(Problem statement) With pictures left out, retype the lines from the start of the records through the one that contains "from matplotlib.ticker import".

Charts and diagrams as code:
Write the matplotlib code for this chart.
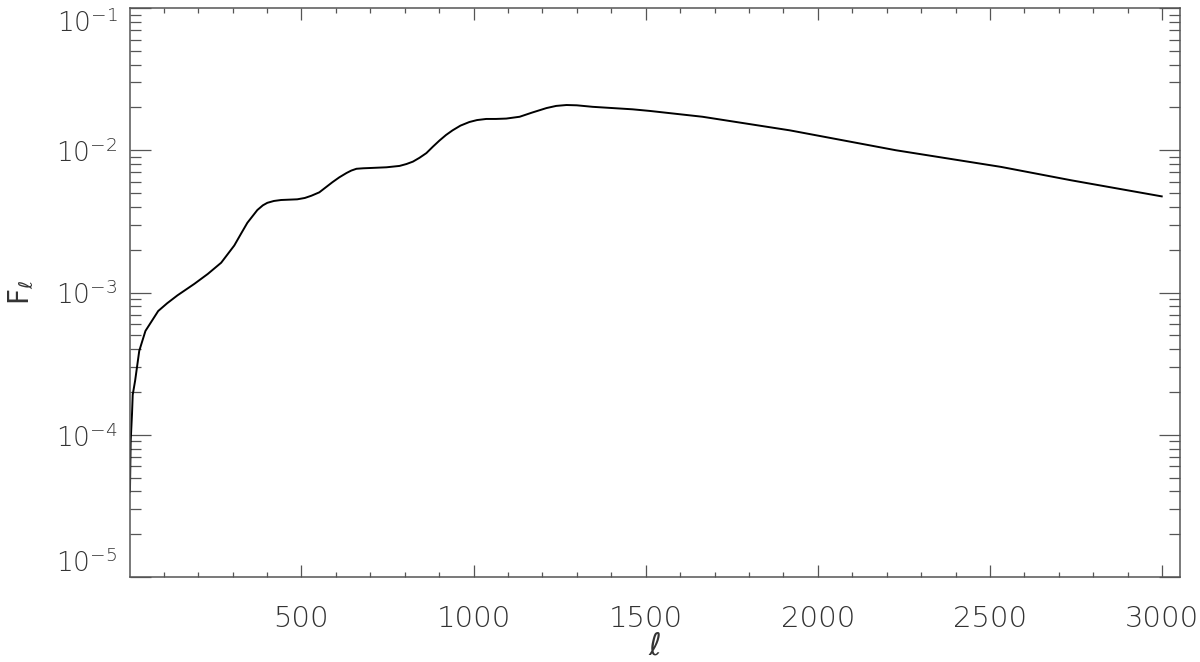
import matplotlib
matplotlib.use("Agg")
import matplotlib.pyplot as plt
from matplotlib.ticker import MultipleLocator, FixedLocator, LogLocator, NullFormatter

# multipole and F_l values
ell = [2, 4, 8, 10, 17, 29, 47, 84, 110, 140, 189, 228, 267, 305, 325, 343,
       372, 388, 401, 420, 441, 488, 510, 529, 552, 590, 610, 631, 645, 660,
       680, 698, 747, 785, 805, 824, 843, 863, 882, 901, 920, 939, 962, 988,
       1010, 1037, 1065, 1095, 1134, 1170, 1212, 1240, 1270, 1300, 1346, 1462,
       1512, 1665, 1919, 2227, 2532, 2736, 2999]
F_ell = [3.98e-5, 8.91e-5, 1.41e-4, 1.91e-4, 2.40e-4, 3.89e-4, 5.37e-4, 7.41e-4,
         8.40e-4, 9.55e-4, 1.15e-3, 1.35e-3, 1.62e-3, 2.14e-3, 2.60e-3, 3.09e-3,
         3.80e-3, 4.10e-3, 4.27e-3, 4.40e-3, 4.47e-3, 4.52e-3, 4.62e-3, 4.79e-3,
         5.06e-3, 5.96e-3, 6.45e-3, 6.92e-3, 7.20e-3, 7.41e-3,
         7.47e-3, 7.50e-3, 7.59e-3, 7.76e-3, 8.00e-3, 8.32e-3, 8.85e-3, 9.55e-3,
         1.06e-2, 1.17e-2, 1.28e-2, 1.38e-2, 1.49e-2, 1.58e-2,
         1.63e-2, 1.66e-2, 1.66e-2, 1.67e-2, 1.72e-2, 1.84e-2, 1.98e-2, 2.05e-2,
         2.08e-2, 2.07e-2, 2.02e-2, 1.94e-2,
         1.89e-2, 1.72e-2, 1.38e-2, 1.00e-2, 7.64e-3, 6.15e-3, 4.74e-3]

y_decades = [1e-5, 1e-4, 1e-3, 1e-2, 1e-1]

axis_col = "#555555"
text_col = "#333333"

plt.rcParams['font.family'] = ['DejaVu Sans']
plt.rcParams['font.weight'] = 'light'

fig = plt.figure(figsize=(12, 6.62), dpi=100)
ax = fig.add_axes([0.1083, 0.1284, 0.875, 0.8595])

ax.plot(ell, F_ell, color="black", lw=1.4)

ax.set_yscale("log")
ax.set_xlim(2, 3052)
ax.set_ylim(1e-5, 1e-1)

ax.xaxis.set_major_locator(MultipleLocator(500))
ax.xaxis.set_minor_locator(MultipleLocator(100))
ax.yaxis.set_major_locator(FixedLocator(y_decades))
ax.yaxis.set_minor_locator(LogLocator(base=10, subs=range(2, 10)))
ax.yaxis.set_minor_formatter(NullFormatter())

ax.tick_params(which="both", direction="in", top=True, right=True,
               color=axis_col, width=0.9, labelcolor=text_col)
ax.tick_params(axis="x", which="major", length=8.6, labelsize=21, pad=20)
ax.tick_params(axis="x", which="minor", length=3.8)
ax.tick_params(axis="y", which="major", length=15, labelsize=19, pad=9)
ax.tick_params(axis="y", which="minor", length=8)

for s in ax.spines.values():
    s.set_color(axis_col)
    s.set_linewidth(1.1)

ax.set_xlabel(r"$\ell$", fontsize=22, color=text_col, labelpad=-1)
ax.set_ylabel(r"F$_\ell$", fontsize=20, color=text_col, labelpad=14)

# keep the end labels inside the frame, as in the original
yticks = ax.yaxis.get_major_ticks()
yticks[0].label1.set_va("bottom")
yticks[-1].label1.set_va("top")

fig.savefig("out.png", dpi=100)
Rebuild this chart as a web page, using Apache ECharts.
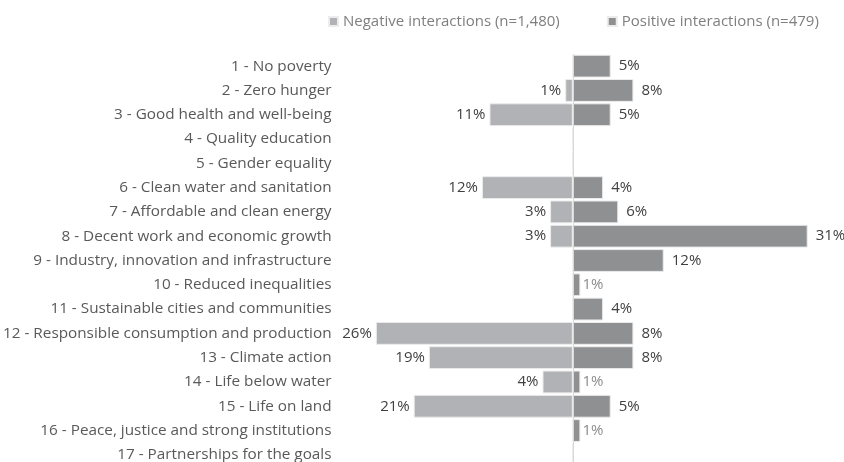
<!DOCTYPE html>
<html>
<head>
<meta charset="utf-8">
<script src="https://cdn.jsdelivr.net/npm/echarts@6/dist/echarts.min.js"></script>
<style>
  html, body { margin: 0; padding: 0; background: #fff; overflow: hidden; }
  #chart { width: 844px; height: 467px; }
</style>
</head>
<body>
<div id="chart"></div>
<script>
// SDG categories, top to bottom
const goals = [
  '1 - No poverty',
  '2 - Zero hunger',
  '3 - Good health and well-being',
  '4 - Quality education',
  '5 - Gender equality',
  '6 - Clean water and sanitation',
  '7 - Affordable and clean energy',
  '8 - Decent work and economic growth',
  '9 - Industry, innovation and infrastructure',
  '10 - Reduced inequalities',
  '11 - Sustainable cities and communities',
  '12 - Responsible consumption and production',
  '13 - Climate action',
  '14 - Life below water',
  '15 - Life on land',
  '16 - Peace, justice and strong institutions',
  '17 - Partnerships for the goals'
];
// shares in %
const negative = [0, 1, 11, 0, 0, 12, 3, 3, 0, 0, 0, 26, 19, 4, 21, 0, 0];
const positive = [5, 8, 5, 0, 0, 4, 6, 31, 12, 1, 4, 8, 8, 1, 5, 1, 0];

const negName = 'Negative interactions (n=1,480)';
const posName = 'Positive interactions (n=479)';
const font = 'Open Sans';

// chart box is a bit taller than the window; the last row is cut like in the original
const chart = echarts.init(document.getElementById('chart'));

chart.setOption({
  animation: false,
  textStyle: { fontFamily: font },
  legend: {
    left: 323,
    top: 9,
    itemWidth: 9,
    itemHeight: 9,
    itemGap: 47,
    icon: 'rect',
    textStyle: { fontSize: 15, color: '#7f7f7f', fontFamily: font },
    data: [negName, posName]
  },
  grid: { left: 345, right: 6, top: 54, bottom: 0, containLabel: false },
  xAxis: {
    type: 'value',
    min: -30,
    max: 35,
    show: false
  },
  yAxis: {
    type: 'category',
    inverse: true,
    data: goals,
    axisLine: { show: false },
    axisTick: { show: false },
    axisLabel: { fontSize: 15.3, color: '#595959', margin: 14, fontFamily: font }
  },
  series: [
    {
      name: negName,
      type: 'bar',
      stack: 'all',
      barCategoryGap: '6%',
      data: negative.map(v => -v),
      itemStyle: { color: '#b1b2b5', borderColor: '#ececec', borderWidth: 1 },
      label: {
        show: true,
        position: 'left',
        distance: 4,
        fontSize: 15,
        color: '#404040',
        formatter: p => p.value === 0 ? '' : Math.abs(p.value) + '%'
      },
      markLine: {
        silent: true,
        symbol: 'none',
        label: { show: false },
        lineStyle: { color: '#d9d9d9', width: 1, type: 'solid' },
        data: [{ xAxis: 0 }]
      }
    },
    {
      name: posName,
      type: 'bar',
      stack: 'all',
      barCategoryGap: '6%',
      data: positive.map(v => v === 1 ? {
        value: v,
        label: { color: '#8c8c8c', distance: 2 }
      } : v),
      itemStyle: { color: '#8f9092', borderColor: '#ececec', borderWidth: 1 },
      label: {
        show: true,
        position: 'right',
        distance: 8,
        fontSize: 15,
        color: '#404040',
        formatter: p => p.value === 0 ? '' : p.value + '%'
      }
    }
  ]
});
</script>
</body>
</html>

(Written solution)
Write the matplotlib code for this chart.
import matplotlib
matplotlib.use("Agg")
import matplotlib.pyplot as plt
from matplotlib.ticker import MultipleLocator, FixedLocator, LogLocator, NullFormatter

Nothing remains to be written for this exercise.